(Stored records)
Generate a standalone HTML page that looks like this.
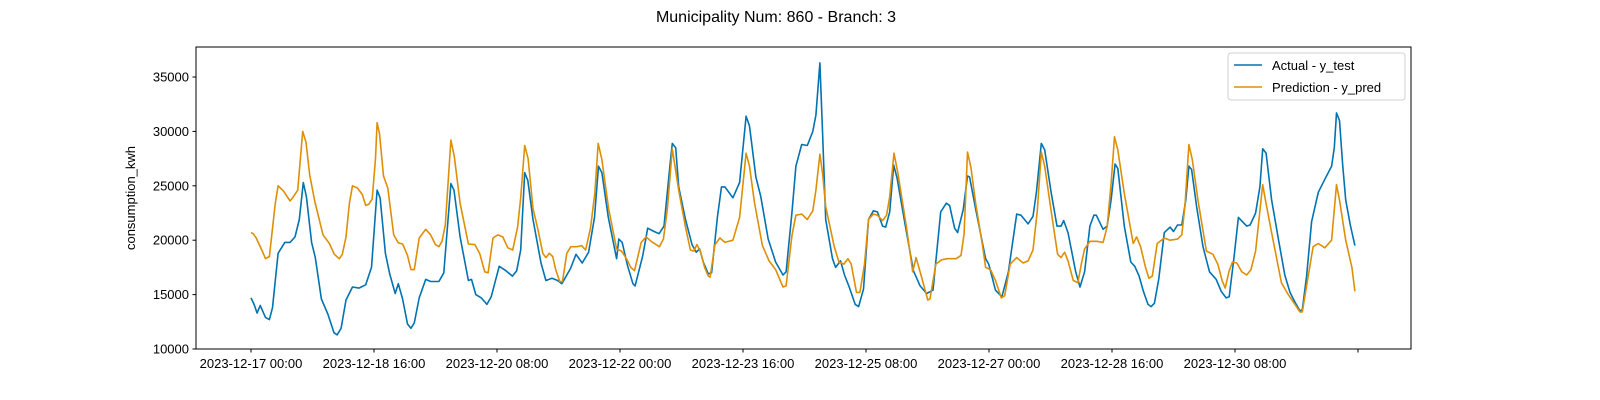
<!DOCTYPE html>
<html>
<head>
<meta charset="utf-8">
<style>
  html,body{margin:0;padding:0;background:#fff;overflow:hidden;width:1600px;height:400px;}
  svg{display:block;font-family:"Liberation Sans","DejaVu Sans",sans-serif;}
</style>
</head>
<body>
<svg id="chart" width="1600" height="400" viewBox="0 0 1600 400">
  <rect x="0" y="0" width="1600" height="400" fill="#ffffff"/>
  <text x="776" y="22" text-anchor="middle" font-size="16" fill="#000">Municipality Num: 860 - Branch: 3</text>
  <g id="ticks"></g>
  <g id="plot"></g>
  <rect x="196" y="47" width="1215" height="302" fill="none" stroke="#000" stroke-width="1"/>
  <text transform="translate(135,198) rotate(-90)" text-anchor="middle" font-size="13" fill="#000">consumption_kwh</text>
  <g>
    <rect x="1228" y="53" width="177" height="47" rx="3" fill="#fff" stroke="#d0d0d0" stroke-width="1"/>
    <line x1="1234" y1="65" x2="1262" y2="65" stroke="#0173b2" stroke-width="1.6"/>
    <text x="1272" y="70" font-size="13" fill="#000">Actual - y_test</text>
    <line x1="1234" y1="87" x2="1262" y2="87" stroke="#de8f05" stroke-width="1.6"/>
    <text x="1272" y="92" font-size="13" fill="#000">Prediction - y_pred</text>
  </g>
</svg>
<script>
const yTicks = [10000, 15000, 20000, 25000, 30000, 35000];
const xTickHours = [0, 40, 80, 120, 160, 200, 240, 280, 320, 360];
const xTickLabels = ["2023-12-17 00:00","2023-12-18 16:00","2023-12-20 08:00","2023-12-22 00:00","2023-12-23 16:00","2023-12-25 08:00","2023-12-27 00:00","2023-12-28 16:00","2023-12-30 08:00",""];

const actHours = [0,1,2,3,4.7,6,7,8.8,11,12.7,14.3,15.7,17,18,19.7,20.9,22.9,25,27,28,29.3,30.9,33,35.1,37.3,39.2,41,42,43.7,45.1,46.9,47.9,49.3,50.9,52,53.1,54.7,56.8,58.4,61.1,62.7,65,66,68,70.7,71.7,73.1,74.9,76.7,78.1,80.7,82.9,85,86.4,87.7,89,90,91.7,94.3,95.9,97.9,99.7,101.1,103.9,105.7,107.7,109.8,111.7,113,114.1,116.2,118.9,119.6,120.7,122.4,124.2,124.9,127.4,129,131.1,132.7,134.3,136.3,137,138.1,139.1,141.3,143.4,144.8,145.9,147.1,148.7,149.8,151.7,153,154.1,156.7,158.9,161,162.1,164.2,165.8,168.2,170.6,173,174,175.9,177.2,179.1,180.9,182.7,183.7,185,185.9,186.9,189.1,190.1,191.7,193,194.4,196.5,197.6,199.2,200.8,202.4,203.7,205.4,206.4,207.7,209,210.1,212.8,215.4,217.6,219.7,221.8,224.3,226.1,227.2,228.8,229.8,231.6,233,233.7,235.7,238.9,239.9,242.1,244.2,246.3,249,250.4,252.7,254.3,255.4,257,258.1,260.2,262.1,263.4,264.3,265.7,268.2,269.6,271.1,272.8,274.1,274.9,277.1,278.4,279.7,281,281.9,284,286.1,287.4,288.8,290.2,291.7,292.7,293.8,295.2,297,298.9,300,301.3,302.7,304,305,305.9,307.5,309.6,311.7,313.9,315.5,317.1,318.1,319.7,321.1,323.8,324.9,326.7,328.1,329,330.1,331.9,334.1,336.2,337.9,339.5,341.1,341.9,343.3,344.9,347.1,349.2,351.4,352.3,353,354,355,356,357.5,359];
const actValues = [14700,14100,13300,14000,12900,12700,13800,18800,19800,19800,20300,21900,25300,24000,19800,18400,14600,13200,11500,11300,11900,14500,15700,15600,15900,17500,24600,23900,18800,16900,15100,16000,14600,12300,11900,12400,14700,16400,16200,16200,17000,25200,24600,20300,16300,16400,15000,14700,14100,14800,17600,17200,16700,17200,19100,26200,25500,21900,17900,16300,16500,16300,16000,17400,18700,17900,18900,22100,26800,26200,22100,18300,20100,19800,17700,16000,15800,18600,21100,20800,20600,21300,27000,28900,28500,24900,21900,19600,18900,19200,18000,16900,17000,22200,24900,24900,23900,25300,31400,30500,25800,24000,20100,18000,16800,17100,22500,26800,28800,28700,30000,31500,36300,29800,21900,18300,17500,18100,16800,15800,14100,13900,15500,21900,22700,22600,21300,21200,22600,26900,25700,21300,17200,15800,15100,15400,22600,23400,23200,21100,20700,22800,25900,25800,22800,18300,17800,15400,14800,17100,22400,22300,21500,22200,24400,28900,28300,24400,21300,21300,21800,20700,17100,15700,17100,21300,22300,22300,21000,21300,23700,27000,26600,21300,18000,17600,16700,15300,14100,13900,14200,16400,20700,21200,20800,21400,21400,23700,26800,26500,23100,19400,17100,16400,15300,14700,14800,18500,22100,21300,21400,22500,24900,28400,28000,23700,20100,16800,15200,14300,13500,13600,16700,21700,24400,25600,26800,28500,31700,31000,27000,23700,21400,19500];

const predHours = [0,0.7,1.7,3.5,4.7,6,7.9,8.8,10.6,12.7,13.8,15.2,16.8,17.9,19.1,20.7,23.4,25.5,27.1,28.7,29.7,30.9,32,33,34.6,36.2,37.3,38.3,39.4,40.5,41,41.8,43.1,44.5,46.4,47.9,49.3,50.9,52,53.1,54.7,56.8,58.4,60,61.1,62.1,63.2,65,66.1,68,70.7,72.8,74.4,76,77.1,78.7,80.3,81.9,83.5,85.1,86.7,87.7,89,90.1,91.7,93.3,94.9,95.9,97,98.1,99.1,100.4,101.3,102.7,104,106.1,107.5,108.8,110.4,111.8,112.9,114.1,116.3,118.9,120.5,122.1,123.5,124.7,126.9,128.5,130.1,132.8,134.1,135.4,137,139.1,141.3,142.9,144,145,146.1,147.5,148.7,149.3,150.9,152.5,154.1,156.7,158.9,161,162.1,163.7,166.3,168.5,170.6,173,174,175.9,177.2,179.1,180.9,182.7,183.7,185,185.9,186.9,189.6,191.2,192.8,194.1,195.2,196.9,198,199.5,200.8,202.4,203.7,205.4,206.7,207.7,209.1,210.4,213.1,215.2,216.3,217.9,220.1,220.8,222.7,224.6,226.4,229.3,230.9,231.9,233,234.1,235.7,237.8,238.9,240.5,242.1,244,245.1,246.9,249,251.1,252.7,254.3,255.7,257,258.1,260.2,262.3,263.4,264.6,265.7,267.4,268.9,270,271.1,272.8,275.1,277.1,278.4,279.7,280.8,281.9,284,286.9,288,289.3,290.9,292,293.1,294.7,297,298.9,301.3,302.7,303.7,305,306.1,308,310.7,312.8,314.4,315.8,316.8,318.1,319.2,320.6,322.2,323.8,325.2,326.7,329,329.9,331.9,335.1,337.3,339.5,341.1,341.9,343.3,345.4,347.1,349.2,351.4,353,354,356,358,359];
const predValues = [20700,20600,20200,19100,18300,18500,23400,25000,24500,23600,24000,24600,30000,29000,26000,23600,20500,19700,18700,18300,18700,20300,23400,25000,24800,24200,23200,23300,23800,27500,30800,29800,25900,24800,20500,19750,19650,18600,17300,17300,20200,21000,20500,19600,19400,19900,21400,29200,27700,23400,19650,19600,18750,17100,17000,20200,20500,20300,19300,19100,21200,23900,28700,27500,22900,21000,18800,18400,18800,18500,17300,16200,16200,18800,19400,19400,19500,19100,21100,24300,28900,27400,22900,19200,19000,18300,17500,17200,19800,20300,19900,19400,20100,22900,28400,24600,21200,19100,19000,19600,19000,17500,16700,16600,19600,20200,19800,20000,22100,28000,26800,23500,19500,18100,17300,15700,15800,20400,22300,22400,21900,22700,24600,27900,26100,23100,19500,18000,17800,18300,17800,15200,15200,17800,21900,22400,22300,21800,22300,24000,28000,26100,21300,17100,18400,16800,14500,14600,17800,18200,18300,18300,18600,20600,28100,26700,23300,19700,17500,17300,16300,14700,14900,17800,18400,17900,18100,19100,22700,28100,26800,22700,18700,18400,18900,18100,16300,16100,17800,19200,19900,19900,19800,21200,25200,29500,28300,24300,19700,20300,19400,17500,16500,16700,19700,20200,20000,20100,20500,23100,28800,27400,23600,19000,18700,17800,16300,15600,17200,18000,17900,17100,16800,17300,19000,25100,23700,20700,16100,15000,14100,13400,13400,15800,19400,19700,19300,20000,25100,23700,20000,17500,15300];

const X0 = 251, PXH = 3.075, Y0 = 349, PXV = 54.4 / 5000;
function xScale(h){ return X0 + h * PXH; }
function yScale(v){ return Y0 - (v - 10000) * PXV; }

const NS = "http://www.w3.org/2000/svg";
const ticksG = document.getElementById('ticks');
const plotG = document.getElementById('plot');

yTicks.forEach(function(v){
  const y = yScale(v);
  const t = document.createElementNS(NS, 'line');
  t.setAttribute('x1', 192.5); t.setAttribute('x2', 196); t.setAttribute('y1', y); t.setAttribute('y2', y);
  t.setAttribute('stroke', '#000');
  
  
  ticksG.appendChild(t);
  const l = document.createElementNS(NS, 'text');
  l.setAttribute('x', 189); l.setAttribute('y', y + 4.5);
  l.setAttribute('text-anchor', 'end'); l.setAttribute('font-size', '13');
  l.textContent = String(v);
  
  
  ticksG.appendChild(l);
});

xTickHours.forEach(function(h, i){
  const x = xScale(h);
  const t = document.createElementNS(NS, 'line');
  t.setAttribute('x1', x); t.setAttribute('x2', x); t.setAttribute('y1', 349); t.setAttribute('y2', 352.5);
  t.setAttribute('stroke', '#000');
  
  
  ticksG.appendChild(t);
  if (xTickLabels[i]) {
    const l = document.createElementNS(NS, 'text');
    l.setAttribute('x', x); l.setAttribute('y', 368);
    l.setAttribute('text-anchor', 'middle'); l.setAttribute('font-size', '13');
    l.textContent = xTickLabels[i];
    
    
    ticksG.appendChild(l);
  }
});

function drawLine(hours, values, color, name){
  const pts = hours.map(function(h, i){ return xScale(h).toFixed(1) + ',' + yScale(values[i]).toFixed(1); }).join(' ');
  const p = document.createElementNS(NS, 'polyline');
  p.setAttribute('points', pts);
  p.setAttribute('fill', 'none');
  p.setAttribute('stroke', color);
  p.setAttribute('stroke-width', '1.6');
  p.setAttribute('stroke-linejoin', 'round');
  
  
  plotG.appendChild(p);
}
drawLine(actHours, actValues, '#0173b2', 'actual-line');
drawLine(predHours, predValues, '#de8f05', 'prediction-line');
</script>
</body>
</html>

---

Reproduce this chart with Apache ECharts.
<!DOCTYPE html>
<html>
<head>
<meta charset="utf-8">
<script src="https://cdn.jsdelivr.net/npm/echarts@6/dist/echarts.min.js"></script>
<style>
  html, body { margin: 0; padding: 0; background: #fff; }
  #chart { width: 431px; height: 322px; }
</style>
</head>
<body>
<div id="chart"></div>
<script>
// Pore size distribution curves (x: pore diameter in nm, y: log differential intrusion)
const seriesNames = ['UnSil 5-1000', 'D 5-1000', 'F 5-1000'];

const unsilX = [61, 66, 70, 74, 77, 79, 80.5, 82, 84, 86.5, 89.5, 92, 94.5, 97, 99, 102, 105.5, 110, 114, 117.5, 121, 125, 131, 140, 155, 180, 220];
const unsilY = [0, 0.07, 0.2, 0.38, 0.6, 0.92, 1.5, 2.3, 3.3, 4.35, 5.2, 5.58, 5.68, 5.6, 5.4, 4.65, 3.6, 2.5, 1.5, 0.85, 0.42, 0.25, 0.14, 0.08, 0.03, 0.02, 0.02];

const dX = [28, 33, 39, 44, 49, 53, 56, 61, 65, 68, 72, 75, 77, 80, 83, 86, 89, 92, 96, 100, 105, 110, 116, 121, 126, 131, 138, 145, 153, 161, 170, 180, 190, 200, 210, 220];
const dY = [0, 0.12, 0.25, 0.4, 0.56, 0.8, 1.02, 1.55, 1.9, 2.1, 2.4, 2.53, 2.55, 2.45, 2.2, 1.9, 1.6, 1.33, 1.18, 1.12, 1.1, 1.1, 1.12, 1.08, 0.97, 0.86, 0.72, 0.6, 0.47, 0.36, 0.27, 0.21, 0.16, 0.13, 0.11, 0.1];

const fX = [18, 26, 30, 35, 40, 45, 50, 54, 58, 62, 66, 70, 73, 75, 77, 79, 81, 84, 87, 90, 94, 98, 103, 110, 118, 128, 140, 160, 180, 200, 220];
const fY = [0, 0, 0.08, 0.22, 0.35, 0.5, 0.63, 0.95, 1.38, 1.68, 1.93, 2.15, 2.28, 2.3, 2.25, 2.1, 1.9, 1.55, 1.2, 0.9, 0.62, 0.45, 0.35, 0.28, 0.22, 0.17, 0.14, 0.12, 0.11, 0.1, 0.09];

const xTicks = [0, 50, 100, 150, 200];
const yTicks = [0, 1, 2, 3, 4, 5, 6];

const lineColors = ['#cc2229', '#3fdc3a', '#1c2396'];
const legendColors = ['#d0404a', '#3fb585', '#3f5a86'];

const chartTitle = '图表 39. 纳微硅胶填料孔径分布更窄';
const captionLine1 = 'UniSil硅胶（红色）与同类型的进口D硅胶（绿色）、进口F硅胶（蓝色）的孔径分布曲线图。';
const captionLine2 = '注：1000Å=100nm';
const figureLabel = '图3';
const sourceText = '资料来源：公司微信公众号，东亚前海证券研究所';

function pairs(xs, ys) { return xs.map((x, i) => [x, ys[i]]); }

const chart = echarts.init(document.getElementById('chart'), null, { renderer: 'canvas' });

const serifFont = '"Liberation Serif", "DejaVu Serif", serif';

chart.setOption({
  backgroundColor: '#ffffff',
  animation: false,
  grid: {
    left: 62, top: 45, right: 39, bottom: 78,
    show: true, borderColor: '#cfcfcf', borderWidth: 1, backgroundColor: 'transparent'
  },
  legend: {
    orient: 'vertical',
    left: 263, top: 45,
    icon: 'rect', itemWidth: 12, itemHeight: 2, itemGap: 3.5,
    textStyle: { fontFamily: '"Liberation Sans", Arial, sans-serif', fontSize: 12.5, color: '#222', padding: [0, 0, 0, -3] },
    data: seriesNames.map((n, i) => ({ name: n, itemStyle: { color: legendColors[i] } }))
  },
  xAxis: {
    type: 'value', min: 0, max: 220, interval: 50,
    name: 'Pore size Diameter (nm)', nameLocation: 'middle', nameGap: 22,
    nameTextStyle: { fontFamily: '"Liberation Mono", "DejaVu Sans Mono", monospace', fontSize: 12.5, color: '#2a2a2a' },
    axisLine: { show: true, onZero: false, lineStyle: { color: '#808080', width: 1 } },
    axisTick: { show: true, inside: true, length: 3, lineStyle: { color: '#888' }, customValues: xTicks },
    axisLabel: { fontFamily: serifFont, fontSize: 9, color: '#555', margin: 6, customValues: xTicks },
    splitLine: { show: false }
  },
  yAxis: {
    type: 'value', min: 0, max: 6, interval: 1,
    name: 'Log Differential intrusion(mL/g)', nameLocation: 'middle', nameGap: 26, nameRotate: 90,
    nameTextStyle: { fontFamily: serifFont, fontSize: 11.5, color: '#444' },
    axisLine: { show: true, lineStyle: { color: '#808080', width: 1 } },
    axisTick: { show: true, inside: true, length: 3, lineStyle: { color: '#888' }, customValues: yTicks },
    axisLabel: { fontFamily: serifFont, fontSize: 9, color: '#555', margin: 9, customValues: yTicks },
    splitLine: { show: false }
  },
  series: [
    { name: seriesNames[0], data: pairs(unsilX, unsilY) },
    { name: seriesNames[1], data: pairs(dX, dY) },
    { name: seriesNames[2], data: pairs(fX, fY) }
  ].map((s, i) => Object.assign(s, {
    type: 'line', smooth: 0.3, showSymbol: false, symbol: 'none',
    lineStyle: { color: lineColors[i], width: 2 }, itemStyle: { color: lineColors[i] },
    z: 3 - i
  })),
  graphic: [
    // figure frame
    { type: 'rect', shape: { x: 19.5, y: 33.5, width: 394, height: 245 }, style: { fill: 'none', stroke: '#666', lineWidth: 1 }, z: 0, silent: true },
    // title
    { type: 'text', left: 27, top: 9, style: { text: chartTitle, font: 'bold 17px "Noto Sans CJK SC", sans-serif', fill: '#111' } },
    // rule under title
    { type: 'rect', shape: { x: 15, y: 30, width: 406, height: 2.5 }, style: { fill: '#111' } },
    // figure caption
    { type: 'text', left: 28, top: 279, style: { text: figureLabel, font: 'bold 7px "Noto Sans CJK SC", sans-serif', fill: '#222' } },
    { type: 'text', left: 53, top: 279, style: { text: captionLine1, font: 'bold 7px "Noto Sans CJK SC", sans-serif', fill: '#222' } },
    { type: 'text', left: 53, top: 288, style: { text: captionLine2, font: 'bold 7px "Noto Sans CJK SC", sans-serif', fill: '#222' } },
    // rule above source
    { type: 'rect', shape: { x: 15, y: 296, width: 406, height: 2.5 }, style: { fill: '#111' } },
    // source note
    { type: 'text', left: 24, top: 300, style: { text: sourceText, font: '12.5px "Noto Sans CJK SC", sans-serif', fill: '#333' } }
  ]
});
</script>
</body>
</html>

WHAT TO PRODUCE ▸ Search the data for "this". Copy every line that has it.

WORKED ANSWER ▸
Generate a standalone HTML page that looks like this.
Reproduce this chart with Apache ECharts.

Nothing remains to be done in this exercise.